Como se diz no original…

Ao lermos Teologia ou até mesmo ouvirmos um sermão, é comum ler ou ouvir o autor/pregador utilizar expressões no idioma original (grego ou hebraico). Algumas pessoas têm dificuldades com esse tipo de exposição, não apenas por desconhecer os idiomas mas também por entender que são exposições desnecessárias e que mais complicam do que esclarecem. Quão curioso não é, porém, vermos que esse costume consta também na própria Bíblia!?

No Evangelho de São Mateus, no primeiro capítulo onde encontramos o Anjo do Senhor aparecendo em sonho para José, com o intuito de tranquilizá-lo com relação à gravidez de sua desposada jovem (e virgem) Maria, diz o texto:

“[…]eis que em sonho lhe apareceu um anjo do Senhor, dizendo: José, filho de Davi, não temas receber a Maria, tua mulher, pois o que nela se gerou é do Espírito Santo; ela dará à luz um filho, a quem chamarás Jesus; porque ele salvará o seu povo dos seus pecados.

Ora, tudo isso aconteceu para que se cumprisse o que fora dito da parte do Senhor pelo profeta:

Eis que a virgem conceberá e dará à luz um filho, o qual será chamado EMANUEL, que traduzido é: Deus conosco.” — Mt 1

As referências mais antigas da Igreja falam sobre a redação de Mateus como tendo sido realizada primeiramente em hebraico (talvez até mesmo em aramaico), é o que nos atesta Papías (II d.C) e Eusébio de Cesareia (III d.C).

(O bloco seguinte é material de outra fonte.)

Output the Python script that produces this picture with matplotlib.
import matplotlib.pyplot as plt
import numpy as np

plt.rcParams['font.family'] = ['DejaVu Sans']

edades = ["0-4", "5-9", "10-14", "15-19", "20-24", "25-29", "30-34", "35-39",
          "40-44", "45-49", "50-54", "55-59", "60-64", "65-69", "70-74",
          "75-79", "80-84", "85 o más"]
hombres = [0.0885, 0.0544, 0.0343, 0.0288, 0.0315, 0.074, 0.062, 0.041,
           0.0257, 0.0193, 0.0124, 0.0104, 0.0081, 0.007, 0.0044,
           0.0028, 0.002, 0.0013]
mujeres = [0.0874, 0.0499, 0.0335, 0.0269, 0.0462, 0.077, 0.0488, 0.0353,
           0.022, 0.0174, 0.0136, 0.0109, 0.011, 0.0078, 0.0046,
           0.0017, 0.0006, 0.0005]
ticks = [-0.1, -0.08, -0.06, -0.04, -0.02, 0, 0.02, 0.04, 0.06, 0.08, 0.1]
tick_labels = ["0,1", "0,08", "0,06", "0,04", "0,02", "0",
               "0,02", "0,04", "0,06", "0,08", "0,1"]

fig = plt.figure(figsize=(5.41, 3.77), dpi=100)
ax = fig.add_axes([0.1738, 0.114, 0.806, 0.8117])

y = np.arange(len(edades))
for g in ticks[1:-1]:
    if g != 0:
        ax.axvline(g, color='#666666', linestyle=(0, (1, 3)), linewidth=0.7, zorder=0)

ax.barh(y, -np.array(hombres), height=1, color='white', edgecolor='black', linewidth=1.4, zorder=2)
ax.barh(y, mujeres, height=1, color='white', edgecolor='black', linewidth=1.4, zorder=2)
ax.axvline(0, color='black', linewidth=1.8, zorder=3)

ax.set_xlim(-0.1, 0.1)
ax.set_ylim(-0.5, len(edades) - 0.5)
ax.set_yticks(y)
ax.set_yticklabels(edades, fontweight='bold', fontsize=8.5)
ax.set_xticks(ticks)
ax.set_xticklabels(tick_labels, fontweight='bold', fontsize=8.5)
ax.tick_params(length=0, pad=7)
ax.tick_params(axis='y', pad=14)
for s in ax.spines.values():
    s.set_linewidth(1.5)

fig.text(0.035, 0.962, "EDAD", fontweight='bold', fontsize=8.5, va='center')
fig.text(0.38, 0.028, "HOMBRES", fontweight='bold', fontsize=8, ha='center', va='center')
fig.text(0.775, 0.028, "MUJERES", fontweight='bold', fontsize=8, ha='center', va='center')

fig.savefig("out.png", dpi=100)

Papías foi das primeiras gerações de discípulos do apóstolo João, e feito Bispo da Igreja em Hierápolis uma cidade da Ásia Menor na atual Turquia; Eusébio foi Bispo em Cesaréia.

Referente a Mateus, diz o seguinte:

“Mateus ordenou as sentenças em língua hebraica, mas cada um as traduzia como melhor podia.” — História Eclesiástica, III, XXXIX, 16.

Ao pensarmos sobre o texto original de Mateus vemos um homem escrevendo um pergaminho em hebraico e ou aramaico, com objetivo óbvio de alcançar a comunidade judaica (de outra forma teria escrito em grego), e após relatar o sonho de José — que os companheiros de Jesus conheceram pela exposição que o próprio José fez em vida, tanto diretamente aos discípulos como também por meio da família de Jesus — o autor fecha as aspas e explica o porquê do sonho (“Ora, tudo isso aconteceu para que…”), e repete então a profecia de Isaías (7.14) que diz:

“Portanto, o mesmo Senhor vos dará um sinal: eis que uma virgem conceberá, e dará à luz um filho, e será o seu nome Emanuel.”

Mas após repetir o trecho do pergaminho do profeta Isaías, Mateus explica o significado de uma palavra que ele mesmo acabou de escrever, o que deixa evidente que temos aqui um dos trechos a que o Bispo de Hierápolis refere-se quando diz que “cada um as traduzia como melhor podia”. O que não é novidade para nenhum estudante de teologia, uma vez que o objetivo dos próprios autores desde o século IV da era pré-cristã era escrever não um texto único para ser protegido de cópias, mas exatamente para ser copiado à revelia. Diz o autor do Evangelho:

“o qual será chamado EMANUEL, que traduzido é: Deus conosco”

“Que traduzido é…”, ou seja, o autor deste texto não está mais escrevendo em hebraico, pois explicou o significado da palavra (em hebraico) עִמָּ֥נוּ אֵֽל: “Deus conosco”.

A necessidade de utilizar expressões em outro idioma não é “mera retórica”, antes advém do interesse do escritor em buscar entender a mente do autor primeiro. Veja que עִמָּ֥נוּ אֵֽל é a união da preposição “com”, e o sufixo pronominal “nós”, que resulta em Português “conosco”, acrescido de uma segunda palavra que é “Deus”. O Evangelho está dizendo que o filho que nascerá daquela união de uma Semente divina com um óvulo humano no ventre de Maria, será a encarnação da divindade (que receberá não o nome de Emanuel, mas de Jesus).